- [Given material]

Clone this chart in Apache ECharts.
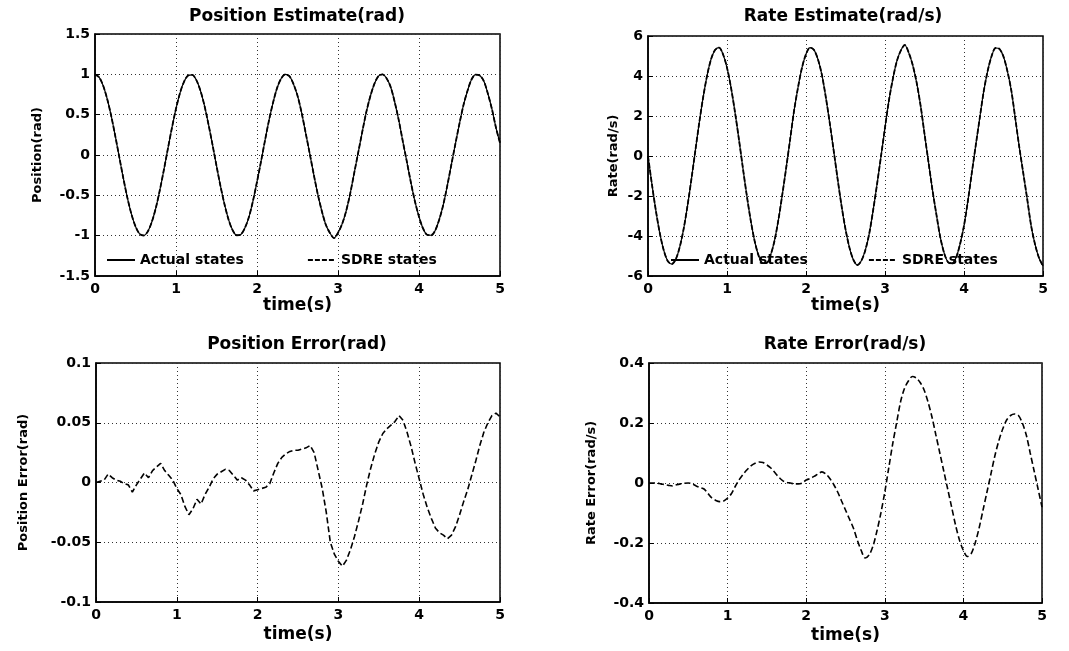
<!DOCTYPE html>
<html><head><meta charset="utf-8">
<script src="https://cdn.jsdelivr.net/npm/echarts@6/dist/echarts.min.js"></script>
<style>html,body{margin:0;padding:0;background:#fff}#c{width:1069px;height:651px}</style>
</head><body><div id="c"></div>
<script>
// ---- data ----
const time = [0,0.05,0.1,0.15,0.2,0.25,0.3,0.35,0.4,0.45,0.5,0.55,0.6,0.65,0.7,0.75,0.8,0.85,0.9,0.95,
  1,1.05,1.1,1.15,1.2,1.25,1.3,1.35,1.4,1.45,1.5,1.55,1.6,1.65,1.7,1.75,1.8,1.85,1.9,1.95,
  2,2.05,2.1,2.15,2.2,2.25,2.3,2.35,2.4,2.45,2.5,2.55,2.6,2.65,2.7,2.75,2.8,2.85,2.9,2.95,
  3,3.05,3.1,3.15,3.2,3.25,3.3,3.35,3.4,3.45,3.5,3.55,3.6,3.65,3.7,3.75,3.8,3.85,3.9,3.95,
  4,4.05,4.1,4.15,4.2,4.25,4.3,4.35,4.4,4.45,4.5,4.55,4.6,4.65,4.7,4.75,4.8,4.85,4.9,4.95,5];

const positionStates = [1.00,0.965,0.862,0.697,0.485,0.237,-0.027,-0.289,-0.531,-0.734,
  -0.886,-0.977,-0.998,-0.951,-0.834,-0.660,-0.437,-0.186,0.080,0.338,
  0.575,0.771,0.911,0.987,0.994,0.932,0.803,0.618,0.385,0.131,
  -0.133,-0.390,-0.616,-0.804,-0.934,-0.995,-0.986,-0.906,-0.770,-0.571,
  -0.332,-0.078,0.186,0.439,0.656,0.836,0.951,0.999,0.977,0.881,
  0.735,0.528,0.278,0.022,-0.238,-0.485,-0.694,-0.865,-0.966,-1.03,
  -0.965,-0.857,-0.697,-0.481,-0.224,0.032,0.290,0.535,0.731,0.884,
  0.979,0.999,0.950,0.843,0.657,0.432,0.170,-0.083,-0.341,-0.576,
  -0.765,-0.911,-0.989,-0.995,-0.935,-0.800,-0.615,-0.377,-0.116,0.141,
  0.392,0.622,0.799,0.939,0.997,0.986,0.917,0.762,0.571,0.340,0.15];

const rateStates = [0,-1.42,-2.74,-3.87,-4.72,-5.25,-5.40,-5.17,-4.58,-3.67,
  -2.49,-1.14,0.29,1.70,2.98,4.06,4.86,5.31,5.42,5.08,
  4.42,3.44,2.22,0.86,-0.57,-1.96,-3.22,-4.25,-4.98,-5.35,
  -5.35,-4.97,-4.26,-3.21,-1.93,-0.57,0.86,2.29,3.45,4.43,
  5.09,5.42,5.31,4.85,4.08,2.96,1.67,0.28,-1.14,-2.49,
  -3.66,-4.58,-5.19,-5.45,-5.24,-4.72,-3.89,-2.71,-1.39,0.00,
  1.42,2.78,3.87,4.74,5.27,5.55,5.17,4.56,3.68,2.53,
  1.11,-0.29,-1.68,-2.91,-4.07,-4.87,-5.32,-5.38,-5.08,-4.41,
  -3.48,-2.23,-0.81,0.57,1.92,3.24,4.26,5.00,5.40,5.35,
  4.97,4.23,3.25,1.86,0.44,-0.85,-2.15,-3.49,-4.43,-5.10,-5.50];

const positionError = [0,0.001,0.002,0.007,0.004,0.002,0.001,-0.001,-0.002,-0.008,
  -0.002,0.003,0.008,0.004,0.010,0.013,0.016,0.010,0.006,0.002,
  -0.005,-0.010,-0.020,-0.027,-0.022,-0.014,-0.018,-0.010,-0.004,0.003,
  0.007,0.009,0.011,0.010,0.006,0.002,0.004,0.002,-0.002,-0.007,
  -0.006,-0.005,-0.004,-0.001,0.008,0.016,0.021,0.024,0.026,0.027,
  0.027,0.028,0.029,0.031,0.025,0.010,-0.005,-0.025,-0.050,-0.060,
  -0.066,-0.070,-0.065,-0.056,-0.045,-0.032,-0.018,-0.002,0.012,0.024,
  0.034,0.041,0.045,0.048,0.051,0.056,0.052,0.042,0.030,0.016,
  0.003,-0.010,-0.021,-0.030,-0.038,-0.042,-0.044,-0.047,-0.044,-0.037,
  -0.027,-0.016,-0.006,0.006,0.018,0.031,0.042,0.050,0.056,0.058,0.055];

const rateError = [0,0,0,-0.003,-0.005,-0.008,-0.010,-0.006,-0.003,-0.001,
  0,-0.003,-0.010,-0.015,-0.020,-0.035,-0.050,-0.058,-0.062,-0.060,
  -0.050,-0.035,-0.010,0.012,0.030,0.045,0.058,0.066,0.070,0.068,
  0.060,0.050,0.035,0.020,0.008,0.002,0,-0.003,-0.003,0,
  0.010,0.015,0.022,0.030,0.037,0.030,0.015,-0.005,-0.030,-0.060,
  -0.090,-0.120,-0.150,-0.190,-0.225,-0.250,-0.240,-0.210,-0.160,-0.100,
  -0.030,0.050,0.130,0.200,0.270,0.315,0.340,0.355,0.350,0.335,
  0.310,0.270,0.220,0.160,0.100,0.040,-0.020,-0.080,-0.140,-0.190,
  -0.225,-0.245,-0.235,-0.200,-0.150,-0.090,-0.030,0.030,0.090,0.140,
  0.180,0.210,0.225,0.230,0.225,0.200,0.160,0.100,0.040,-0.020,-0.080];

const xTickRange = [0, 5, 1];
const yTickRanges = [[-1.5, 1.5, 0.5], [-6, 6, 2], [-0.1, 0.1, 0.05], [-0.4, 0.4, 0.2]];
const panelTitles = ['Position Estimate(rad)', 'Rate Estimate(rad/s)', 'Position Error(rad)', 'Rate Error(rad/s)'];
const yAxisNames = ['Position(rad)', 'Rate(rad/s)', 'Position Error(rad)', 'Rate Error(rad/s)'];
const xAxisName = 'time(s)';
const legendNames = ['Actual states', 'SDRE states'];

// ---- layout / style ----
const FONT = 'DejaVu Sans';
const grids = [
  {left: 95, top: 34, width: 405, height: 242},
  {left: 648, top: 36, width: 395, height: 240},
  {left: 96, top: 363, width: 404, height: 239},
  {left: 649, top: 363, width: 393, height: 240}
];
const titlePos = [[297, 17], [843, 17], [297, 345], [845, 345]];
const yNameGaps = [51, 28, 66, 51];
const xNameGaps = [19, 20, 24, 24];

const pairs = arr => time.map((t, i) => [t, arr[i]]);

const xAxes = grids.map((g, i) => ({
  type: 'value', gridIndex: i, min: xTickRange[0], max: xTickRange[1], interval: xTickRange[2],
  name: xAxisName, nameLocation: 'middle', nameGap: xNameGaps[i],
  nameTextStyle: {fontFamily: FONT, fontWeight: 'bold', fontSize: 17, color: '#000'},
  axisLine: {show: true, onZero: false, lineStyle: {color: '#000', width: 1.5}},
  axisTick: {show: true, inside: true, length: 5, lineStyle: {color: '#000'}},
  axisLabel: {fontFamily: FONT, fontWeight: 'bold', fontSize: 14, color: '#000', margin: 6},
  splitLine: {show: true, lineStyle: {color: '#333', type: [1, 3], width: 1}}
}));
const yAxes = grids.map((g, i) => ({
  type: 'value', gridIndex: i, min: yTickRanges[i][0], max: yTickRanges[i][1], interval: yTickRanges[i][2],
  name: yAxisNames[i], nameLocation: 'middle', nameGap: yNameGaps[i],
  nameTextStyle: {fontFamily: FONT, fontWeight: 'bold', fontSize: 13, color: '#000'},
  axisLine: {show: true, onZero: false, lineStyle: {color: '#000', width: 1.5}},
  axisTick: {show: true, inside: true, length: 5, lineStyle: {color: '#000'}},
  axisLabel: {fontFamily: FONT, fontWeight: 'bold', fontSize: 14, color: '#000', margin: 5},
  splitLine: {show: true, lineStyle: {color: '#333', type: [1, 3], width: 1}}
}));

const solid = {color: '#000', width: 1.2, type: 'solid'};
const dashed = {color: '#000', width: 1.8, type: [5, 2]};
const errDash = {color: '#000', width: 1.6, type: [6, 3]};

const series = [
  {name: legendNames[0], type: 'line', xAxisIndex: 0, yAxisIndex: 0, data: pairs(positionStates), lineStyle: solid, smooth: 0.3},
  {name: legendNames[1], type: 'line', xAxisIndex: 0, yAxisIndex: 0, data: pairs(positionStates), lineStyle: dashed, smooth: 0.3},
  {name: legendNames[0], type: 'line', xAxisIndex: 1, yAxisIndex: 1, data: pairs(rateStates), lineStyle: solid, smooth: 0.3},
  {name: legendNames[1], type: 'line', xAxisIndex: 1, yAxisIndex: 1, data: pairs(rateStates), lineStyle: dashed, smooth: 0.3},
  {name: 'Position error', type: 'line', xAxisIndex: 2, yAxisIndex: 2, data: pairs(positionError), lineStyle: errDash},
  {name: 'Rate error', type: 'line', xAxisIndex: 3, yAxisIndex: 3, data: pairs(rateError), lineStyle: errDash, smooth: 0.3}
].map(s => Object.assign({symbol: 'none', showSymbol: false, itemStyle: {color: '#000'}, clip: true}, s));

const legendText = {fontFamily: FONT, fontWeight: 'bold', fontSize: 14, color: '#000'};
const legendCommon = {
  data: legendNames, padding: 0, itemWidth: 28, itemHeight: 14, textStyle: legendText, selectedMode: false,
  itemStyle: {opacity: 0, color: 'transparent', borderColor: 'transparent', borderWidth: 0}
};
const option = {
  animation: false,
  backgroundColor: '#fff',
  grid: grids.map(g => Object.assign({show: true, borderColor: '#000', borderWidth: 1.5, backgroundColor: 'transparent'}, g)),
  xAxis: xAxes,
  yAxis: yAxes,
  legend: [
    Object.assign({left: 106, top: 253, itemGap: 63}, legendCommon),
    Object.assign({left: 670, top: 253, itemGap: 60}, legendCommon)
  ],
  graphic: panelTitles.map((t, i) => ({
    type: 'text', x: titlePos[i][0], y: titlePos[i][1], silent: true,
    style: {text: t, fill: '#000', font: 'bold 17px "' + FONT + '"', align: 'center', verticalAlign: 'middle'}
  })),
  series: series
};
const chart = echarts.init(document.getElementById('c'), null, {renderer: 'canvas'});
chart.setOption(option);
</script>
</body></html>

- [Task goal] Please restate the material above line by line, exactly, beginning at its first line and ending with the line that contains "4.97,4.23,3.25,1.86,0.44,-0.85,-2.15,-3.49,-4.43,-5.10,-5.50];", without any pictures.

- [Solution]
Clone this chart in Apache ECharts.
<!DOCTYPE html>
<html><head><meta charset="utf-8">
<script src="https://cdn.jsdelivr.net/npm/echarts@6/dist/echarts.min.js"></script>
<style>html,body{margin:0;padding:0;background:#fff}#c{width:1069px;height:651px}</style>
</head><body><div id="c"></div>
<script>
// ---- data ----
const time = [0,0.05,0.1,0.15,0.2,0.25,0.3,0.35,0.4,0.45,0.5,0.55,0.6,0.65,0.7,0.75,0.8,0.85,0.9,0.95,
  1,1.05,1.1,1.15,1.2,1.25,1.3,1.35,1.4,1.45,1.5,1.55,1.6,1.65,1.7,1.75,1.8,1.85,1.9,1.95,
  2,2.05,2.1,2.15,2.2,2.25,2.3,2.35,2.4,2.45,2.5,2.55,2.6,2.65,2.7,2.75,2.8,2.85,2.9,2.95,
  3,3.05,3.1,3.15,3.2,3.25,3.3,3.35,3.4,3.45,3.5,3.55,3.6,3.65,3.7,3.75,3.8,3.85,3.9,3.95,
  4,4.05,4.1,4.15,4.2,4.25,4.3,4.35,4.4,4.45,4.5,4.55,4.6,4.65,4.7,4.75,4.8,4.85,4.9,4.95,5];

const positionStates = [1.00,0.965,0.862,0.697,0.485,0.237,-0.027,-0.289,-0.531,-0.734,
  -0.886,-0.977,-0.998,-0.951,-0.834,-0.660,-0.437,-0.186,0.080,0.338,
  0.575,0.771,0.911,0.987,0.994,0.932,0.803,0.618,0.385,0.131,
  -0.133,-0.390,-0.616,-0.804,-0.934,-0.995,-0.986,-0.906,-0.770,-0.571,
  -0.332,-0.078,0.186,0.439,0.656,0.836,0.951,0.999,0.977,0.881,
  0.735,0.528,0.278,0.022,-0.238,-0.485,-0.694,-0.865,-0.966,-1.03,
  -0.965,-0.857,-0.697,-0.481,-0.224,0.032,0.290,0.535,0.731,0.884,
  0.979,0.999,0.950,0.843,0.657,0.432,0.170,-0.083,-0.341,-0.576,
  -0.765,-0.911,-0.989,-0.995,-0.935,-0.800,-0.615,-0.377,-0.116,0.141,
  0.392,0.622,0.799,0.939,0.997,0.986,0.917,0.762,0.571,0.340,0.15];

const rateStates = [0,-1.42,-2.74,-3.87,-4.72,-5.25,-5.40,-5.17,-4.58,-3.67,
  -2.49,-1.14,0.29,1.70,2.98,4.06,4.86,5.31,5.42,5.08,
  4.42,3.44,2.22,0.86,-0.57,-1.96,-3.22,-4.25,-4.98,-5.35,
  -5.35,-4.97,-4.26,-3.21,-1.93,-0.57,0.86,2.29,3.45,4.43,
  5.09,5.42,5.31,4.85,4.08,2.96,1.67,0.28,-1.14,-2.49,
  -3.66,-4.58,-5.19,-5.45,-5.24,-4.72,-3.89,-2.71,-1.39,0.00,
  1.42,2.78,3.87,4.74,5.27,5.55,5.17,4.56,3.68,2.53,
  1.11,-0.29,-1.68,-2.91,-4.07,-4.87,-5.32,-5.38,-5.08,-4.41,
  -3.48,-2.23,-0.81,0.57,1.92,3.24,4.26,5.00,5.40,5.35,
  4.97,4.23,3.25,1.86,0.44,-0.85,-2.15,-3.49,-4.43,-5.10,-5.50];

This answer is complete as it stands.